The number of international migrants living in a country other than their country of birth reached approximately 272 million in 2019, an increase of 51 million since 2010.1 Children make up half of the more than 36.5 million people who are refugees.2 The growth in the number of migrants and refugees worldwide has made it especially challenging for nations to establish state elementary and secondary schools that provide educational equity for diverse groups of students.3 The quests by migrants and other marginalized groups for an education that will prepare them to participate in the nations in which they reside is up against pernicious nationalism that has emerged in many countries, including the United States, England, Hungary, and China. Nationalism has mobilized angry populist groups, stimulated the rise of authoritarianism, targeted migrants and ethnic groups of color, and was among the factors that led to the passage of the Brexit referendum in the United Kingdom that resulted in it leaving the European Union. 

This issue of Dædalus describes theory, research, policies, and practices that scholars in nations around the world are developing and using to increase educational equity for diverse racial, ethnic, cultural, linguistic, gender, and religious groups of students in elementary and secondary schools. Equity exists when diverse and marginalized students can achieve equally to mainstream pupils in their societies and nation-states. This means that some groups, such as Caribbean-heritage students in the United Kingdom, Aboriginal students in Australia, Indigenous students in Mexico, and refugee students in Germany, will often need distinctive educational interventions to attain the same achievement levels as mainstream students. The essays in this volume describe how interventions such as providing culturally responsive teaching, infusing diverse cultural content into the curriculum, and providing instruction in students’ home languages can enable students from diverse groups to attain educational equity. 

Because there are few scholars who are experts on both education and diversity in two or more nations and who can therefore make cross-cultural comparisons, this issue of Dædalus uses a case-study approach, which allows for in-depth and multifaced analyses of the complex educational issues that the nations discussed in this volume are experiencing. The nations selected are facing significant challenges educating diverse groups and also have initiated noteworthy reforms. One noteworthy example is China, which Jason Cong Lin discusses in his essay “The Quest for Educational Equity in Schools in Mainland China & Hong Kong.”4 China has fifty-five official ethnic minority groups, and the term migrant group in mainland China primarily refers to Chinese people who migrate domestically. Migrants from rural regions are denied educational equity when they migrate to cities such as Beijing and Shanghai and cannot access the cities’ high-quality schools, unless they can change their agricultural house registration. Many of these groups are cultural, linguistic, and religious minorities. 

The contributors to this volume have diverse disciplinary backgrounds, including in sociology, linguistics, anthropology, psychology, history, legal studies, and education. They are from myriad nations, have diverse ideological perspectives, represent various ethnic, racial, and gender groups, and are at different stages of their academic careers. 
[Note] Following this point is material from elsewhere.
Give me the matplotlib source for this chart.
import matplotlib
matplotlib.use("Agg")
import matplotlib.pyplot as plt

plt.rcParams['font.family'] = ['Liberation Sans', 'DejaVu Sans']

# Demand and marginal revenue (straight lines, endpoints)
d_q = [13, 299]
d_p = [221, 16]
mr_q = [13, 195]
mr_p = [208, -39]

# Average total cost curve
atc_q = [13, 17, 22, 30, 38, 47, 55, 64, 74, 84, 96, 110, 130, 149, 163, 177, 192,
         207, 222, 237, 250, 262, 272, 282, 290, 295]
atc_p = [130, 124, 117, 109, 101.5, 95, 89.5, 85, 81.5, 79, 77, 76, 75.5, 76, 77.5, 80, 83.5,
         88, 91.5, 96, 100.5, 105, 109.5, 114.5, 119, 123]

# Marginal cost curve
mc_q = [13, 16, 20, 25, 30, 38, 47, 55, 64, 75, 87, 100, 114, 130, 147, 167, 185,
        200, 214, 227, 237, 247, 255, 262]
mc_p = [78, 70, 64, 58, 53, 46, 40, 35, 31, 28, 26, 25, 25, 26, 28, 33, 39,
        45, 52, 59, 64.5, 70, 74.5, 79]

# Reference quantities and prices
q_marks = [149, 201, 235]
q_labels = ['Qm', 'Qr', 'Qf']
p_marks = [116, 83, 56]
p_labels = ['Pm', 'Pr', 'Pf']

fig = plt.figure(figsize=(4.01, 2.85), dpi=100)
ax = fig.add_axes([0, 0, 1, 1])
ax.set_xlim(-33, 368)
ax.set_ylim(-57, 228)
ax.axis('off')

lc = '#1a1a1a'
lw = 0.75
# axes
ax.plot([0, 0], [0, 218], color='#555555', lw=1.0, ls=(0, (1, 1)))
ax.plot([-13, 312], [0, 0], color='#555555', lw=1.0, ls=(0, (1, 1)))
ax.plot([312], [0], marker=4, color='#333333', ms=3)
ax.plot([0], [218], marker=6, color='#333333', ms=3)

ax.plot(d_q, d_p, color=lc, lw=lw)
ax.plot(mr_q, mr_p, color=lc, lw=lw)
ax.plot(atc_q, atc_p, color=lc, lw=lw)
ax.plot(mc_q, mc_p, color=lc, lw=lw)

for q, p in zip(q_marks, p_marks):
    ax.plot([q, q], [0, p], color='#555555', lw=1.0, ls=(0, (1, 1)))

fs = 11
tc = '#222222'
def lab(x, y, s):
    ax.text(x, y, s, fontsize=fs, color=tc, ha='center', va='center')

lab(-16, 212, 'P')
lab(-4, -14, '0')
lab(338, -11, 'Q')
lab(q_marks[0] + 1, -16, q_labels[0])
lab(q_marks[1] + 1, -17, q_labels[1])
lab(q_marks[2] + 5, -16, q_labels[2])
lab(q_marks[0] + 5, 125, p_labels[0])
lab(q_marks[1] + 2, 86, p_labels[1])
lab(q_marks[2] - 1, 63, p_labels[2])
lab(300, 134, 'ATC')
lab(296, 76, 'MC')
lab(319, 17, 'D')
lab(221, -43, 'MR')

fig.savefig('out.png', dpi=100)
The massive waves of migrants and refugees arriving in nations around the world are influencing educational equity and making it difficult to actualize. Schools and teachers in most nations do not have the knowledge, resources, inclinations, and structures to meet the academic needs of migrant and refugee students. As Carola Suárez-Orozco and Marcelo Suárez-Orozco point out in their essay “Globalization, Immigrant-Origin Students & the Quest for Educational Equity,” globalization is a major cause of the vast migrations that are taking place within and across nations.5 Environmental disasters, war and terror, and the quest for economic opportunities are among the interrelated and complex factors driving internal and international migrations. 
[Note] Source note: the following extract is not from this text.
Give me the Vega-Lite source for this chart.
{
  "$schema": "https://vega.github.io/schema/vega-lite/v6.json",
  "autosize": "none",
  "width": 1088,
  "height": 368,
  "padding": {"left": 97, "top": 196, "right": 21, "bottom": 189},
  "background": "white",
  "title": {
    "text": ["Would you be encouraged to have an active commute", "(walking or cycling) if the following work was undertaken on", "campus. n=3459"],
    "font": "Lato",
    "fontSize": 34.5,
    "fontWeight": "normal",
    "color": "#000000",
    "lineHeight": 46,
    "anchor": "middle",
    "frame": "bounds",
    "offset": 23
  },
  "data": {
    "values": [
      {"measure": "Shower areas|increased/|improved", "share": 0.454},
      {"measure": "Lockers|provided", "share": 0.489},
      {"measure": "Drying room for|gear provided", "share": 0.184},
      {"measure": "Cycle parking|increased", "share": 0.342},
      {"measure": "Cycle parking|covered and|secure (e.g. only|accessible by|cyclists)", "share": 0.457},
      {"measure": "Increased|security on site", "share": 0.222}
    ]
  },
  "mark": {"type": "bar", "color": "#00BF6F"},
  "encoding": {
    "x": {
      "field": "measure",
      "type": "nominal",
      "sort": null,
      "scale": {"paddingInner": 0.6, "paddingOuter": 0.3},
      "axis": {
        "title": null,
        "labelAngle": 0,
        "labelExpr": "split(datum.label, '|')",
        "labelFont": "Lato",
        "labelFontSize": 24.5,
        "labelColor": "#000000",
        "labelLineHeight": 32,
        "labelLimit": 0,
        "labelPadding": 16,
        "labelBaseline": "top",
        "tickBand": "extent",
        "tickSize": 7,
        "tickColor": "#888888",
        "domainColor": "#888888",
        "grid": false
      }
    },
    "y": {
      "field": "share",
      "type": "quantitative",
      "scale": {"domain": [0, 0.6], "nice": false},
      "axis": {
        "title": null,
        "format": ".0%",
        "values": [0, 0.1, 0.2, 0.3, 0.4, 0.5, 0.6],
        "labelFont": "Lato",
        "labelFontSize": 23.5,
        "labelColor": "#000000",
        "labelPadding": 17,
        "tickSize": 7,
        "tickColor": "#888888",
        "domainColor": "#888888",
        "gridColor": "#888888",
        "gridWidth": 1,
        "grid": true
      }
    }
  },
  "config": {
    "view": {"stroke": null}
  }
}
Immigrant and refugee children are significantly diversifying the nations in which they live. Immigrant-origin children are the fastest-growing student population in the United States. Although immigrant youth are enriching their new nations with their languages and cultural traditions, most experience problems in school because of difficulties learning the language of their new nations, negative attitudes toward their home languages and cultures, and stereotypes and misconceptions that are often perpetuated by politicians, the media, and society writ large. In her essay, Angela M. Banks calls these negative attitudes and perceptions immigrant “threat narratives.”6 To foster the academic achievement of immigrant youth, Carola Suárez-Orozco and Marcelo Suárez-Orozco recommend an “equitable whole child approach” within a transformative setting, in which immigrant youth will have positive relationships with teachers, with each other, and with other students.7 Further, they will also feel valued, and their resiliency, languages, and cultures will be recognized and reinforced. 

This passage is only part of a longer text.